Patsy Walker, A.K.A. Hellcat!: Hooked on a Feline

Patsy Walker, A.K.A. Hellcat!: Hooked on a Feline

I’ve been reading comics a long time, so sometimes I feel like I’ve met my lifetime quota for superhero tales. Then a fresh, modern approach comes along that makes me appreciate even more the talent involved in telling good comic stories.

Patsy Walker, A.K.A. Hellcat!: Hooked on a Feline reprints the first six issues of the series by Kate Leth, Brittney L. Williams, and Megan Wilson. (Issue #6 had art by Natasha Allegri instead of Williams and Wilson, which makes everyone look younger and more manga-y. It’s typical of corporate comics to change artists, but the style used here is friendlier than the usual.)

One of my biggest complaints about the superhero genre is how timebound most of them are. Although people are working in 2016, they’re putting out books that aim to look like comics from 1990 or 1980 or even 1960. They’re mimicking whatever they consider the classics (usually whatever they were reading when they were about 10) instead of using the character type and formula to speak to today’s issues and concerns.
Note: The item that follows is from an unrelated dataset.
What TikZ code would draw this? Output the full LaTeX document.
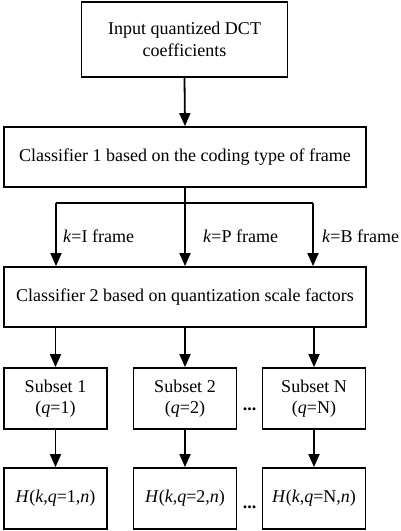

Hellcat doesn’t do that. We open with Patsy Walker pitching a new business. Like so many young adults today, she’s had trouble getting a job (complicated by her need to be able to run off and superhero) so she’s starting her own company called “Super Temp”, for “heroes and other cool friends what are in need of work.” This instantly made me like her. She’s working hard to make needed changes, and her story is clearly set in today’s challenging economy. These are, in short, adventures that speak to the current reader, not someone seeking a nostalgia hit.

Patsy Walker, A.K.A. Hellcat!: Hooked on a Feline

Yet her history isn’t ignored. The various ways writers warped her character in the past to keep the brand active are part of her backstory: the romance comics, the heroing, the bad boyfriends. Today’s culture is one where everything is available to us and thus anything might be relevant. Her history happened, but she’s looking forward from it. This attitude is refreshing.

As this volume opens, she sets out to stop a robber, but by the end of the chapter, she’s found him a better way to use his powers, moved in to share his apartment, and gotten laid off. None of this proceeds like a typical superhero comic, but yet her powers and situation (and his) are firmly needed. This is a superhero story about more than punching things to solve problems. It’s about life in a world with superheroes, which is so much more interesting to the non-adolescent reader. As her new roommate puts it, “a lot of us [folks with abilities] don’t want to fight monsters or die in space battles, we just want jobs.”

Thus, her agency. But first, the oh-so-common retail job. There’s plenty of adventure in these stories, as crazy things happen, but there’s also a lot of humor and character connection. She fights an unethical landlord and an evil witch (who manipulates her minions by claiming she can fix their credit scores and student loans), all while trying to manage her likeness and stories being publicized without her consent (another very current topic, given how some people abuse the internet). And she’s got cool friends, including She-Hulk, Howard the Duck, Doctor Strange, and Valkyrie.

My biggest complaint about Patsy Walker, A.K.A. Hellcat!: Hooked on a Feline is that it doesn’t finish addressing the underlying plotline that runs through the background, about the likeness issue. But that just means a great excuse to read the next collection, Don’t Stop Me-Ow.